Jules Verne’s space dreams began with a gun. A big one. In his 1865 sci-fi novel “From the Earth to the Moon,” Verne spins a yarn about the Baltimore Gun Club, a weapons society that built a massive cannon — the Columbiad space gun — which would launch three people, including a French poet, in a lunar-ward projectile. When America first landed its men on the moon a little over a century later, the idea was essentially the same, scratch the poet. Three men, an oversized bullet, a little math and a lot of rocket fuel was the recipe to make history forever. In Taschen’s tome, “The NASA Archives: 60 Years in Space,” Verne’s tale serves as a gateway to a galaxy of lavish images, essays and actual mission transcripts that trace our trips to the moon and beyond.

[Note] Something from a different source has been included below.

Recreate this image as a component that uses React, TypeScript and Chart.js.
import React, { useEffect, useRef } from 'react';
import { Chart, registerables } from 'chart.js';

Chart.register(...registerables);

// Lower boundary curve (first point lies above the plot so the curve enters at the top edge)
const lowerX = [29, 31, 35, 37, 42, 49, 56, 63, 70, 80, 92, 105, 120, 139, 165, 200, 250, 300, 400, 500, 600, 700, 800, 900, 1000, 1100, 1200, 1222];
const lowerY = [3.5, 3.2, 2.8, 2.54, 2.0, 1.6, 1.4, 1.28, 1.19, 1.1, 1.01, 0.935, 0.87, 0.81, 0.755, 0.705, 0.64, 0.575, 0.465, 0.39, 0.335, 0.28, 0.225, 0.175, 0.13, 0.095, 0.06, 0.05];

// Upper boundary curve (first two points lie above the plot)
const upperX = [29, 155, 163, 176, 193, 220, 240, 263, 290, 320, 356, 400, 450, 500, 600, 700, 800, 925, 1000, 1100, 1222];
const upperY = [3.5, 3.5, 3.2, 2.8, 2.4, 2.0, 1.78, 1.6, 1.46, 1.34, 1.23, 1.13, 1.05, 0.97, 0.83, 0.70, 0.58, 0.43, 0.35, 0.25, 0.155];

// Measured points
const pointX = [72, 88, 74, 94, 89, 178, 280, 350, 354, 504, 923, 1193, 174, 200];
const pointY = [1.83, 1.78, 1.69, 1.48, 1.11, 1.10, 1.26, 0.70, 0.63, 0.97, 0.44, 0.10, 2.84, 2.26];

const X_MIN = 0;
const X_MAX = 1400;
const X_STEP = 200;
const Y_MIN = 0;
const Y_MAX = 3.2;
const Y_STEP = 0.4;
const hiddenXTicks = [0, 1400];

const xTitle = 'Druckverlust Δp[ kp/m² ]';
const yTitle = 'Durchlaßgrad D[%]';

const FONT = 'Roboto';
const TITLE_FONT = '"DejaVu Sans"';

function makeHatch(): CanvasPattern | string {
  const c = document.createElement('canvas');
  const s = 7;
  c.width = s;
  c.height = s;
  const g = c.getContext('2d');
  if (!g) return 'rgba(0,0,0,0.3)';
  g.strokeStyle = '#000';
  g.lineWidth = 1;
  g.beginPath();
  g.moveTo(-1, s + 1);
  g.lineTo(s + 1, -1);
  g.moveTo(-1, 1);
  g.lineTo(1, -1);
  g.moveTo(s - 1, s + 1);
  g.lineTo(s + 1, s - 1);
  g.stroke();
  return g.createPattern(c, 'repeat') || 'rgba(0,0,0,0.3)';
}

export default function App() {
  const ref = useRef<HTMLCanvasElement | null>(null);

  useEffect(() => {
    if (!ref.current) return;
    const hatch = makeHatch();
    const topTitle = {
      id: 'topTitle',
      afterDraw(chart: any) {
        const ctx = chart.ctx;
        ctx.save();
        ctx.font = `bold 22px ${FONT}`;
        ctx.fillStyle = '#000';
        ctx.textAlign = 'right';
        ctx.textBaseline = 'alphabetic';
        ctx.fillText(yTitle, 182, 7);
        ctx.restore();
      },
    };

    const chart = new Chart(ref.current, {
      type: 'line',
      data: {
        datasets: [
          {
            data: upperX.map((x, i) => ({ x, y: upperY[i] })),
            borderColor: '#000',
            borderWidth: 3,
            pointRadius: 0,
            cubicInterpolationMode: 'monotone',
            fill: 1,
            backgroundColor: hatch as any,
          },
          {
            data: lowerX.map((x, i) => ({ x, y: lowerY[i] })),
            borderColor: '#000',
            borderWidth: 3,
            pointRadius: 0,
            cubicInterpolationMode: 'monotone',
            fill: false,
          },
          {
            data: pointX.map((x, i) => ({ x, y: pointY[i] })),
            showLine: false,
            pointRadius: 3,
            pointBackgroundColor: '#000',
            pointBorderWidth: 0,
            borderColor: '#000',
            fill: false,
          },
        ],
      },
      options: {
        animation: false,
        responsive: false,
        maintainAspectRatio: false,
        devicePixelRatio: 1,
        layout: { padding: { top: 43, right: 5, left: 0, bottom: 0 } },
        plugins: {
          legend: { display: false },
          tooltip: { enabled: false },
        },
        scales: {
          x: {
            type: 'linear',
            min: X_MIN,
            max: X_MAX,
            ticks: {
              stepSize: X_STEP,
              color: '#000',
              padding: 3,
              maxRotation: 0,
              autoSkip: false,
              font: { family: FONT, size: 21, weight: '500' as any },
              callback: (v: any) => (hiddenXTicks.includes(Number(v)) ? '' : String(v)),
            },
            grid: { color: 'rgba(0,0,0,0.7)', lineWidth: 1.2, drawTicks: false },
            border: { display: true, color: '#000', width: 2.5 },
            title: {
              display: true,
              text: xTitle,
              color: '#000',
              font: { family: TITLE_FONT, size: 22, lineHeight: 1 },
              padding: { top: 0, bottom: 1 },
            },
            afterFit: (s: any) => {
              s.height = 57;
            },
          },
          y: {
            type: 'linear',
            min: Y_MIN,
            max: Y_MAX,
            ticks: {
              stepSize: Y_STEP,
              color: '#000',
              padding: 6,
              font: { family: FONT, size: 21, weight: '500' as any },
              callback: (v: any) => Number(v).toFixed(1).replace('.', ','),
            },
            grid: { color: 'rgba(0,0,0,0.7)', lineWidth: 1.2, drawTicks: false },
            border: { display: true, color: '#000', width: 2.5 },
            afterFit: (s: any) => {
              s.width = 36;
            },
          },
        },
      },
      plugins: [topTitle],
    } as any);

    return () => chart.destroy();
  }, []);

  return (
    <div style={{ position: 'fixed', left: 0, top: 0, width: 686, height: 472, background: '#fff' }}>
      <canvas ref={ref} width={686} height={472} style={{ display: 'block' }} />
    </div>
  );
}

From NASA’s early days slinging monkeys through the stratosphere to the Mars rover’s recent red planet selfie, the book catalogs with beautiful detail the rapid pace of scientific and engineering advances during the 20th-century space race. “It’s hard to imagine that a period shorter than a single human lifespan bridges the gulf between the first powered airplane, hand-built out of wood and fabric by a pair of Dayton, Ohio, bicycle shop owners, and the first Moon-bound spaceships, jointly constructed by some 400,000 people working across an entire nation,” writes essayist Roger D. Launius.
Whereas Russia’s space race found its roots in mysticism — Russia’s godfather of rocketry, the cosmist Konstantin Tsiolkovsky, lived in a log cabin and dreamed of eternal life among the stars — American astronauts were often shown as military men, death-defying test pilots, cowboys of the sky extending manifest destiny to the moon.

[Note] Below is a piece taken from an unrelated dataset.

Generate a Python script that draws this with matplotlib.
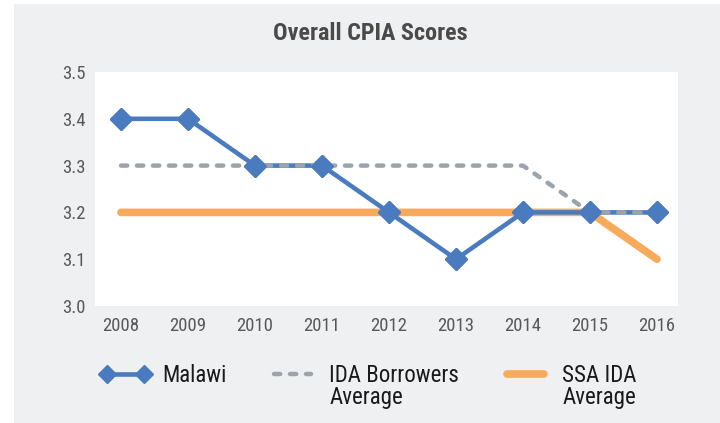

The first half of “NASA Archives” reflects that vision of postwar America, flyboys with buzz cuts and aviator sunglasses, eggheads in headsets flipping switches at mission control. Much like the Damien Chazelle film “First Man,” we witness the unsung heroics of number crunchers and the daredevils who pushed their mind and bodies to the limit. A choice snippet from Chuck Yeager’s October 1947 transcript, just moments before he was about to break the sound barrier in the Bell X-1 jet, says it all: “Hell, yes, let’s get it over with.” Another moment recounts Neil Armstrong’s and Buzz Aldrin’s thoughts as they took their July 20, 1969 lunar stroll. Armstrong: “Magnificent sight out here.” Aldrin: “Magnificent desolation.” Maybe the poet reached the moon after all.